Private day school in Cumbria, England

Austin Friars is a coeducational private day school located in Carlisle, England. The Senior School provides secondary education for 350 boys and girls aged 11–18. There are 150 children aged 4–11 in the Junior School and the Nursery has places for 16 children aged 3–4. Founded by the Augustinian friars in 1951, it is one of the network of Augustinian schools in other parts of the world and welcomes pupils of all denominations.

==History==
At the request of the Diocese of Lancaster, the Order of Saint Augustine founded Austin Friars School, a day and boarding grammar school, to provide a Catholic education for boys in Cumbria and the city of Carlisle. The property was originally used by the Sisters of the Sacred Heart who had founded a school there before leaving for Newcastle upon Tyne in 1903 (and subsequently establishing Sacred Heart Catholic High School) and the Poor Sisters of Nazareth who ran an orphanage. It was then acquired by the Augustinians in 1951 and has been occupied by the school ever since. Girls were admitted in 1986. Boarding ceased in 1998 due to declining interest.

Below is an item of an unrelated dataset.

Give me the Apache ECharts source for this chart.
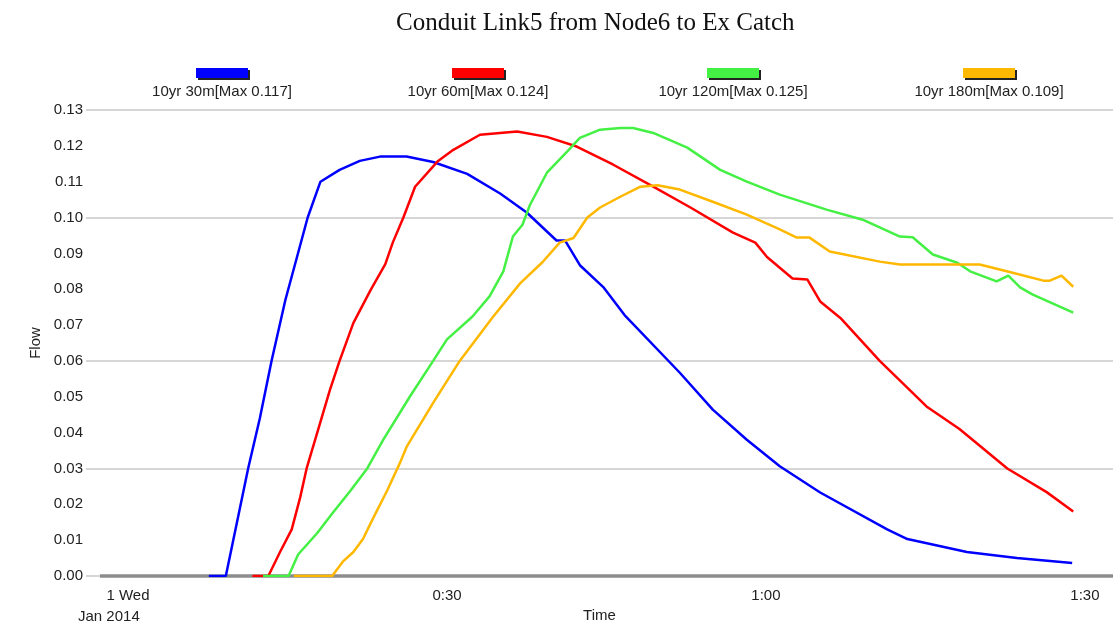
<!DOCTYPE html>
<html>
<head>
<meta charset="utf-8">
<script src="https://cdn.jsdelivr.net/npm/echarts@6/dist/echarts.min.js"></script>
<style>
  html, body { margin: 0; padding: 0; background: #fff; }
  #chart { width: 1113px; height: 628px; }
</style>
</head>
<body>
<div id="chart"></div>
<script>
// series names / colours
var seriesNames = ['10yr 30m[Max 0.117]', '10yr 60m[Max 0.124]', '10yr 120m[Max 0.125]', '10yr 180m[Max 0.109]'];
var seriesColors = ['#0000ff', '#ff0000', '#44f044', '#ffb800'];

// time in minutes from 1 Wed Jan 2014 00:00, flow values
var t30 = [7.6, 9.2, 11.3, 12.4, 13.5, 14.8, 16.9, 18.1, 19.9, 21.8, 23.7, 26.2, 28.7, 31.9, 35.0, 37.5, 40.3, 41.1, 42.5, 44.7, 46.7, 51.9, 55.0, 58.2, 61.3, 65.1, 71.4, 73.3, 78.9, 83.6, 88.8];
var q30 = [0, 0, 0.030, 0.044, 0.060, 0.077, 0.100, 0.110, 0.1133, 0.1158, 0.1170, 0.1170, 0.1155, 0.1122, 0.1067, 0.1014, 0.0936, 0.0936, 0.0867, 0.0806, 0.0728, 0.0567, 0.0464, 0.0380, 0.0306, 0.0233, 0.0130, 0.0103, 0.0067, 0.0050, 0.0036];

var t60 = [11.7, 13.2, 14.3, 15.4, 16.2, 16.8, 17.8, 19.0, 19.9, 21.2, 22.8, 24.2, 24.9, 25.9, 27.0, 29.1, 30.6, 33.1, 36.6, 39.4, 42.2, 45.6, 49.4, 52.9, 56.9, 59.0, 60.1, 62.5, 63.9, 65.1, 67.0, 70.7, 75.1, 78.2, 82.7, 86.4, 88.9];
var q60 = [0, 0, 0.0067, 0.013, 0.022, 0.030, 0.040, 0.052, 0.060, 0.0706, 0.0797, 0.087, 0.093, 0.100, 0.1086, 0.1156, 0.1189, 0.1231, 0.1240, 0.1225, 0.1198, 0.1148, 0.1086, 0.1028, 0.0958, 0.093, 0.089, 0.083, 0.0827, 0.0766, 0.072, 0.060, 0.0473, 0.041, 0.030, 0.0234, 0.018];

var t120 = [12.7, 15.1, 16.0, 17.8, 19.3, 20.9, 22.5, 24.0, 26.5, 28.7, 30.0, 32.4, 34.0, 35.3, 36.2, 37.1, 37.8, 39.4, 41.3, 42.5, 44.4, 46.3, 47.5, 49.4, 52.6, 55.7, 58.2, 61.3, 65.7, 69.1, 72.6, 73.8, 75.7, 78.0, 79.2, 81.7, 82.8, 83.9, 85.1, 88.9];
var q120 = [0, 0, 0.006, 0.012, 0.0178, 0.0237, 0.030, 0.038, 0.050, 0.060, 0.066, 0.0724, 0.078, 0.085, 0.0947, 0.098, 0.1035, 0.1125, 0.1184, 0.1222, 0.1245, 0.125, 0.125, 0.1236, 0.1195, 0.1133, 0.110, 0.1064, 0.1022, 0.0994, 0.0947, 0.0945, 0.0897, 0.0874, 0.085, 0.0822, 0.0838, 0.0805, 0.0785, 0.0735];

var t180 = [15.6, 19.2, 20.2, 21.2, 22.1, 23.0, 24.4, 25.6, 26.2, 28.7, 31.2, 34.3, 36.9, 39.0, 40.6, 41.9, 43.2, 44.4, 46.3, 48.2, 49.8, 51.9, 55.0, 58.2, 61.3, 62.9, 64.1, 66.0, 70.7, 72.6, 80.1, 83.2, 86.1, 86.7, 87.8, 88.9];
var q180 = [0, 0, 0.004, 0.0067, 0.0103, 0.0158, 0.024, 0.0317, 0.036, 0.0483, 0.060, 0.0722, 0.0817, 0.0876, 0.093, 0.0943, 0.100, 0.1028, 0.1058, 0.1086, 0.109, 0.1078, 0.1044, 0.1008, 0.0967, 0.0944, 0.0944, 0.0905, 0.0877, 0.0869, 0.0869, 0.0846, 0.0824, 0.0824, 0.0838, 0.0807];

// axis ticks
var xTickValues = [0, 30, 60, 90];
var xTickLabels = ['1 Wed', '0:30', '1:00', '1:30'];
var gridValues = [0.13, 0.10, 0.06, 0.03, 0.00];

var times = [t30, t60, t120, t180];
var flows = [q30, q60, q120, q180];

var xMin = -3.95, xMax = 92.64;
var labelFont = '"Liberation Sans", Arial, sans-serif';

var series = [];
for (var i = 0; i < seriesNames.length; i++) {
    var pts = [];
    for (var j = 0; j < times[i].length; j++) {
        pts.push([times[i][j], flows[i][j]]);
    }
    series.push({
        name: seriesNames[i],
        type: 'line',
        data: pts,
        showSymbol: false,
        symbol: 'none',
        lineStyle: { color: seriesColors[i], width: 2.5 },
        itemStyle: { color: seriesColors[i] },
        z: 3
    });
}
// grid lines + thick time axis bar
series[0].markLine = {
    silent: true,
    symbol: 'none',
    label: { show: false },
    z: 1,
    lineStyle: { color: '#c8c8c8', width: 1.5, type: 'solid' },
    data: gridValues.map(function (v) { return { yAxis: v }; }).concat([
        [{ coord: [-2.63, 0], lineStyle: { color: '#8c8c8c', width: 3.5, type: 'solid' } },
         { coord: [xMax, 0] }]
    ])
};

// legend: coloured bar above its text
var legendX = [222, 478, 733, 989];
var graphics = [];
for (var k = 0; k < seriesNames.length; k++) {
    graphics.push({
        type: 'rect', left: legendX[k] - 24, top: 70, z: 1,
        shape: { width: 52, height: 10 },
        style: { fill: '#222' }
    });
    graphics.push({
        type: 'rect', left: legendX[k] - 26, top: 68, z: 2,
        shape: { width: 52, height: 10 },
        style: { fill: seriesColors[k] }
    });
    graphics.push({
        type: 'text', x: legendX[k], y: 92, z: 2,
        style: {
            text: seriesNames[k], fill: '#222',
            font: '15px ' + labelFont,
            align: 'center', verticalAlign: 'middle'
        }
    });
}
graphics.push({
    type: 'text', x: 78, y: 617,
    style: {
        text: 'Jan 2014', fill: '#222',
        font: '15px ' + labelFont,
        align: 'left', verticalAlign: 'middle'
    }
});

var myChart = echarts.init(document.getElementById('chart'), null, { renderer: 'canvas' });
var option = {
    backgroundColor: '#ffffff',
    animation: false,
    title: {
        text: 'Conduit Link5 from Node6 to Ex Catch',
        left: 391,
        top: 6,
        textStyle: {
            fontFamily: '"Liberation Serif", "Times New Roman", serif',
            fontWeight: 'normal',
            fontSize: 25,
            color: '#111'
        }
    },
    grid: { left: 86, right: 0, top: 110, bottom: 51 },
    xAxis: {
        type: 'value',
        min: xMin,
        max: xMax,
        name: 'Time',
        nameLocation: 'middle',
        nameGap: 32,
        nameTextStyle: { fontFamily: labelFont, fontSize: 15, color: '#222' },
        axisLine: { show: false },
        axisTick: { show: false },
        splitLine: { show: false },
        axisLabel: {
            customValues: xTickValues,
            margin: 12,
            fontFamily: labelFont,
            fontSize: 15,
            color: '#222',
            formatter: function (v) {
                var idx = xTickValues.indexOf(v);
                return idx >= 0 ? xTickLabels[idx] : '';
            }
        }
    },
    yAxis: {
        type: 'value',
        min: 0,
        max: 0.13,
        interval: 0.01,
        name: 'Flow',
        nameLocation: 'middle',
        nameRotate: 90,
        nameGap: 42,
        nameTextStyle: { fontFamily: labelFont, fontSize: 15, color: '#222' },
        axisLine: { show: false },
        axisTick: { show: false },
        splitLine: { show: false },
        axisLabel: {
            margin: 3,
            fontFamily: labelFont,
            fontSize: 15,
            color: '#222',
            formatter: function (v) { return v.toFixed(2); }
        }
    },
    graphic: graphics,
    series: series
};
myChart.setOption(option);
</script>
</body>
</html>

St Monica's, a coeducational junior school, was founded by parents as an independent charity when St Gabriel's closed. It was relocated to the same site as Austin Friars in 1985.

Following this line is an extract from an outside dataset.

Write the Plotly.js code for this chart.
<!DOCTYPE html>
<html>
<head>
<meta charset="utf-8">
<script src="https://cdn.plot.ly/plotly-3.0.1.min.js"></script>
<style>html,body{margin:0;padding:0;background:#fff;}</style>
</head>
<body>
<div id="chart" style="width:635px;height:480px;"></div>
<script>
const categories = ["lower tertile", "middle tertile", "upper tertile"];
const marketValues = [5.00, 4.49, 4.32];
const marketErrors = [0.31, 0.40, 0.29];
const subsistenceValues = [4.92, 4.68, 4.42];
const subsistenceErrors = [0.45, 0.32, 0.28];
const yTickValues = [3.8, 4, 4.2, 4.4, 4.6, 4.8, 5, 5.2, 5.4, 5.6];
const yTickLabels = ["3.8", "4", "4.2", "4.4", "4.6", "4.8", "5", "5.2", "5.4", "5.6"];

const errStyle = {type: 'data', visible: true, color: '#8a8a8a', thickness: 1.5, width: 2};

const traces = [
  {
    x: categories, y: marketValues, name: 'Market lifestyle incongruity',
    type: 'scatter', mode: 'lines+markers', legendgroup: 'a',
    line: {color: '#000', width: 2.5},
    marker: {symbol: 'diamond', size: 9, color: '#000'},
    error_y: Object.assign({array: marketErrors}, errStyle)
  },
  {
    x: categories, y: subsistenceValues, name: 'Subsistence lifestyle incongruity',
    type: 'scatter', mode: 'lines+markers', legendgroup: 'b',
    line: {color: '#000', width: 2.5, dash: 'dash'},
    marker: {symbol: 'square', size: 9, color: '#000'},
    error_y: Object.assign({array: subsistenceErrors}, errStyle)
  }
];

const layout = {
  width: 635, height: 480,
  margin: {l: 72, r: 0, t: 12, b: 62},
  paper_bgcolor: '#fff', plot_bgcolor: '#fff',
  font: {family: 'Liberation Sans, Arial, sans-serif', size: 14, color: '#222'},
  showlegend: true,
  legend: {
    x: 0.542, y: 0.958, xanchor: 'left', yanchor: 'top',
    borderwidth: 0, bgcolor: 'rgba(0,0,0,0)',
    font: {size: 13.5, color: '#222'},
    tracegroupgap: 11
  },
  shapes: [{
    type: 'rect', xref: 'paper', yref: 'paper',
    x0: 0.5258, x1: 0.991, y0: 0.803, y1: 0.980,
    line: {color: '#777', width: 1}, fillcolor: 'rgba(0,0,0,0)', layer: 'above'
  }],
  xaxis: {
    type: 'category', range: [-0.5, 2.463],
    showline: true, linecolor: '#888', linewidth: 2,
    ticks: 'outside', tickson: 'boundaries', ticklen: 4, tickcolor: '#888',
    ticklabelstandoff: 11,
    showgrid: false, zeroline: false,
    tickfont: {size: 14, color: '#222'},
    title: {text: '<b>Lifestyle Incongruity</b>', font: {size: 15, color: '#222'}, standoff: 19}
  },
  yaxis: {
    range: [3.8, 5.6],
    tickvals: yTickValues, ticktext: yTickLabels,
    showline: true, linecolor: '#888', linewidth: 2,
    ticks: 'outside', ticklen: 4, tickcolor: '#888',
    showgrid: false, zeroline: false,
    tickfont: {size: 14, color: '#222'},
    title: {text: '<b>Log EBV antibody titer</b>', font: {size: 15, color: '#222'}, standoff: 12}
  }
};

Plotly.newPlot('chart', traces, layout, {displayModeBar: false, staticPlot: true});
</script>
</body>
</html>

The two schools legally merged in 2003 and were renamed Austin Friars St Monica's School. It became a trust after the last Augustinian priest, Father Bernard Rolls, who had himself been a pupil at the school, left for another assignment in 2005. Since then, the school has been operated entirely by lay staff and board of governors. It maintains its Catholic ethos and religious character.

In September 2015, the School was renamed as 'Austin Friars'.